EXERCISE OBJECTIVE
For the entries below, copy exactly the line that contains "What matplotlib code" through the line that contains "linespacing=0.98, clip_on=False)", both ends included, and exclude all pictures.
:::::
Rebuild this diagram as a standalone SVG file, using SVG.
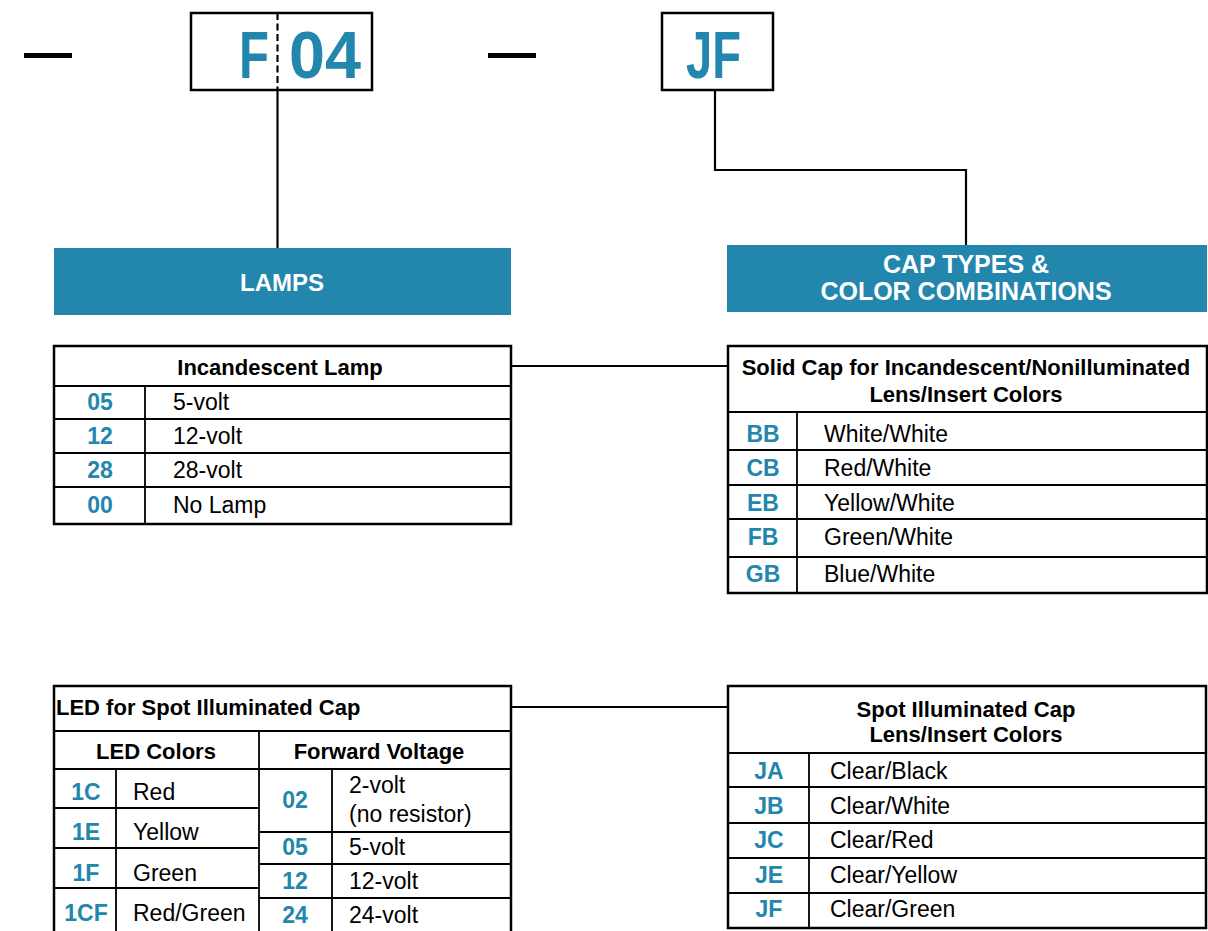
<svg xmlns="http://www.w3.org/2000/svg" width="1208" height="931" viewBox="0 0 1208 931">
<style>
text{font-family:"Liberation Sans",Arial,sans-serif}
.big{font-size:66px;font-weight:bold;fill:#2286ad}
.ban{fill:#2286ad}
.bant{font-size:24px;font-weight:bold;fill:#fff;text-anchor:middle}
.hd{font-size:22px;font-weight:bold;fill:#000;text-anchor:middle}
.code{font-size:23px;font-weight:bold;fill:#2286ad;text-anchor:middle}
.tx{font-size:23px;fill:#000}
.box{fill:#fff;stroke:#000;stroke-width:2.5}
.ln{stroke:#000;stroke-width:1.8;fill:none}
.cn{stroke:#000;stroke-width:2.2;fill:none}
</style>
<rect width="1208" height="931" fill="#fff"/>
<g id="dash1"><rect x="24" y="53" width="48" height="5" fill="#000"/></g>
<g id="dash2"><rect x="488" y="53" width="48" height="5" fill="#000"/></g>
<g id="connectors">
<path class="cn" d="M277.5 90 V248"/>
<path class="cn" d="M715 90 V170 H966 V246"/>
<path class="cn" d="M511 366 H728"/>
<path class="cn" d="M511 707 H728"/>
</g>
<g id="f04">
<rect class="box" x="191" y="13" width="181" height="77"/>
<line x1="277.5" y1="13" x2="277.5" y2="90" stroke="#000" stroke-width="2.2" stroke-dasharray="7,3.5"/>
<text class="big" x="239" y="78" textLength="30" lengthAdjust="spacingAndGlyphs">F</text>
<text class="big" x="289" y="78" textLength="72" lengthAdjust="spacingAndGlyphs">04</text>
</g>
<g id="jf">
<rect class="box" x="662" y="13" width="111" height="77"/>
<text class="big" x="686" y="78" textLength="55" lengthAdjust="spacingAndGlyphs">JF</text>
</g>
<g id="lamps">
<rect class="ban" x="54" y="248" width="457" height="67"/>
<text class="bant" x="282" y="291">LAMPS</text>
</g>
<g id="captypes">
<rect class="ban" x="727" y="245" width="480" height="67"/>
<text class="bant" x="966" y="273" style="font-size:25px">CAP TYPES &amp;</text>
<text class="bant" x="966" y="300" style="font-size:25px">COLOR COMBINATIONS</text>
</g>
<g id="incandescent">
<rect class="box" x="54" y="346" width="457" height="178"/>
<path class="ln" d="M54 386 H511 M54 419 H511 M54 453 H511 M54 487 H511 M145 386 V524"/>
<text class="hd" x="280" y="375">Incandescent Lamp</text>
<text class="code" x="100" y="410">05</text><text class="tx" x="173" y="410">5-volt</text>
<text class="code" x="100" y="444">12</text><text class="tx" x="173" y="444">12-volt</text>
<text class="code" x="100" y="478">28</text><text class="tx" x="173" y="478">28-volt</text>
<text class="code" x="100" y="513">00</text><text class="tx" x="173" y="513">No Lamp</text>
</g>
<g id="solidcap">
<rect class="box" x="728" y="346" width="479" height="247"/>
<path class="ln" d="M728 412 H1207 M728 450 H1207 M728 485 H1207 M728 519 H1207 M728 557 H1207 M797 412 V593"/>
<text class="hd" x="966" y="375">Solid Cap for Incandescent/Nonilluminated</text>
<text class="hd" x="966" y="402">Lens/Insert Colors</text>
<text class="code" x="763" y="442">BB</text><text class="tx" x="824" y="442">White/White</text>
<text class="code" x="763" y="476">CB</text><text class="tx" x="824" y="476">Red/White</text>
<text class="code" x="763" y="511">EB</text><text class="tx" x="824" y="511">Yellow/White</text>
<text class="code" x="763" y="545">FB</text><text class="tx" x="824" y="545">Green/White</text>
<text class="code" x="763" y="582">GB</text><text class="tx" x="824" y="582">Blue/White</text>
</g>
<g id="led">
<path class="box" d="M54 945 V686 H511 V945"/>
<path class="ln" d="M54 731 H511 M54 769 H511 M259 731 V945 M116 769 V945 M332 769 V945 M54 808 H259 M54 848 H259 M54 888 H259 M259 832 H511 M259 864 H511 M259 898 H511"/>
<text class="hd" x="56" y="715" style="text-anchor:start">LED for Spot Illuminated Cap</text>
<text class="hd" x="156" y="759">LED Colors</text>
<text class="hd" x="379" y="759">Forward Voltage</text>
<text class="code" x="86" y="800">1C</text><text class="tx" x="133" y="800">Red</text>
<text class="code" x="86" y="840">1E</text><text class="tx" x="133" y="840">Yellow</text>
<text class="code" x="86" y="881">1F</text><text class="tx" x="133" y="881">Green</text>
<text class="code" x="86" y="921">1CF</text><text class="tx" x="133" y="921">Red/Green</text>
<text class="code" x="295" y="808">02</text><text class="tx" x="349" y="793">2-volt</text><text class="tx" x="349" y="822">(no resistor)</text>
<text class="code" x="295" y="855">05</text><text class="tx" x="349" y="855">5-volt</text>
<text class="code" x="295" y="889">12</text><text class="tx" x="349" y="889">12-volt</text>
<text class="code" x="295" y="923">24</text><text class="tx" x="349" y="923">24-volt</text>
</g>
<g id="spotcap">
<rect class="box" x="728" y="686" width="478" height="242"/>
<path class="ln" d="M728 753 H1206 M728 787 H1206 M728 823 H1206 M728 858 H1206 M728 893 H1206 M809 753 V928"/>
<text class="hd" x="966" y="717">Spot Illuminated Cap</text>
<text class="hd" x="966" y="742">Lens/Insert Colors</text>
<text class="code" x="769" y="779">JA</text><text class="tx" x="830" y="779">Clear/Black</text>
<text class="code" x="769" y="814">JB</text><text class="tx" x="830" y="814">Clear/White</text>
<text class="code" x="769" y="848">JC</text><text class="tx" x="830" y="848">Clear/Red</text>
<text class="code" x="769" y="883">JE</text><text class="tx" x="830" y="883">Clear/Yellow</text>
<text class="code" x="769" y="917">JF</text><text class="tx" x="830" y="917">Clear/Green</text>
</g>
</svg>
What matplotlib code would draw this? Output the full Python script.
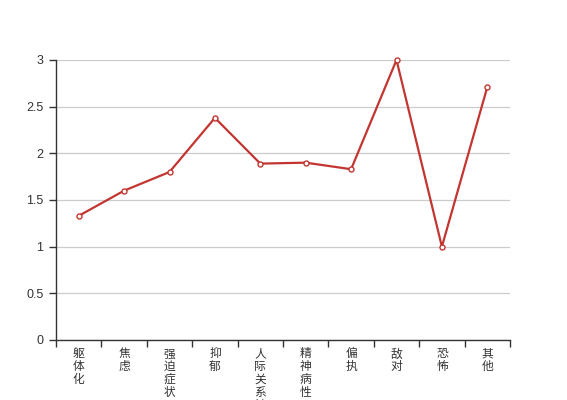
import numpy as np
import matplotlib
matplotlib.use('Agg')
import matplotlib.pyplot as plt

plt.rcParams['font.family'] = ['Liberation Sans', 'Noto Sans CJK SC', 'DejaVu Sans']

factors = ['躯体化', '焦虑', '强迫症状', '抑郁', '人际关系敏感',
           '精神病性', '偏执', '敌对', '恐怖', '其他']
scores = [1.33, 1.60, 1.80, 2.38, 1.89, 1.90, 1.83, 3.00, 1.00, 2.71]
yticks = [0, 0.5, 1, 1.5, 2, 2.5, 3]
ytick_labels = ['0', '0.5', '1', '1.5', '2', '2.5', '3']

fig = plt.figure(figsize=(5.67, 4.0), dpi=100)
ax = fig.add_axes([56 / 567, 60 / 400, 454 / 567, 280 / 400])

x = np.arange(len(factors))
ax.plot(x, scores, color='#c23531', lw=1.6, marker='o', ms=3.6,
        mfc='white', mec='#c23531', mew=1.0, zorder=3, clip_on=False)

ax.set_xlim(-0.5, len(factors) - 0.5)
ax.set_ylim(0, 3)
ax.set_yticks(yticks)
ax.set_yticklabels(ytick_labels, fontsize=9, color='#333333')
ax.yaxis.grid(True, color='#cccccc', lw=0.9)
ax.set_axisbelow(True)

# category boundaries as ticks, labels drawn vertically below
ax.set_xticks(np.arange(len(factors) + 1) - 0.5)
ax.set_xticklabels([])
for i, name in enumerate(factors):
    ax.text(i, -0.08, '\n'.join(name), transform=ax.transData,
            ha='center', va='top', fontsize=8.5, color='#333333',
            family=['Noto Sans CJK SC', 'DejaVu Sans'],
            linespacing=0.98, clip_on=False)

ax.tick_params(axis='both', direction='out', length=5, width=1, color='#333333')
ax.tick_params(axis='y', pad=4)
for side in ['top', 'right']:
    ax.spines[side].set_visible(False)
for side in ['left', 'bottom']:
    ax.spines[side].set_color('#333333')
    ax.spines[side].set_linewidth(1)

fig.savefig('out.png', dpi=100)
:::::
ANSWER TO THIS EXERCISE
What matplotlib code would draw this? Output the full Python script.
import numpy as np
import matplotlib
matplotlib.use('Agg')
import matplotlib.pyplot as plt

plt.rcParams['font.family'] = ['Liberation Sans', 'Noto Sans CJK SC', 'DejaVu Sans']

factors = ['躯体化', '焦虑', '强迫症状', '抑郁', '人际关系敏感',
           '精神病性', '偏执', '敌对', '恐怖', '其他']
scores = [1.33, 1.60, 1.80, 2.38, 1.89, 1.90, 1.83, 3.00, 1.00, 2.71]
yticks = [0, 0.5, 1, 1.5, 2, 2.5, 3]
ytick_labels = ['0', '0.5', '1', '1.5', '2', '2.5', '3']

fig = plt.figure(figsize=(5.67, 4.0), dpi=100)
ax = fig.add_axes([56 / 567, 60 / 400, 454 / 567, 280 / 400])

x = np.arange(len(factors))
ax.plot(x, scores, color='#c23531', lw=1.6, marker='o', ms=3.6,
        mfc='white', mec='#c23531', mew=1.0, zorder=3, clip_on=False)

ax.set_xlim(-0.5, len(factors) - 0.5)
ax.set_ylim(0, 3)
ax.set_yticks(yticks)
ax.set_yticklabels(ytick_labels, fontsize=9, color='#333333')
ax.yaxis.grid(True, color='#cccccc', lw=0.9)
ax.set_axisbelow(True)

# category boundaries as ticks, labels drawn vertically below
ax.set_xticks(np.arange(len(factors) + 1) - 0.5)
ax.set_xticklabels([])
for i, name in enumerate(factors):
    ax.text(i, -0.08, '\n'.join(name), transform=ax.transData,
            ha='center', va='top', fontsize=8.5, color='#333333',
            family=['Noto Sans CJK SC', 'DejaVu Sans'],
            linespacing=0.98, clip_on=False)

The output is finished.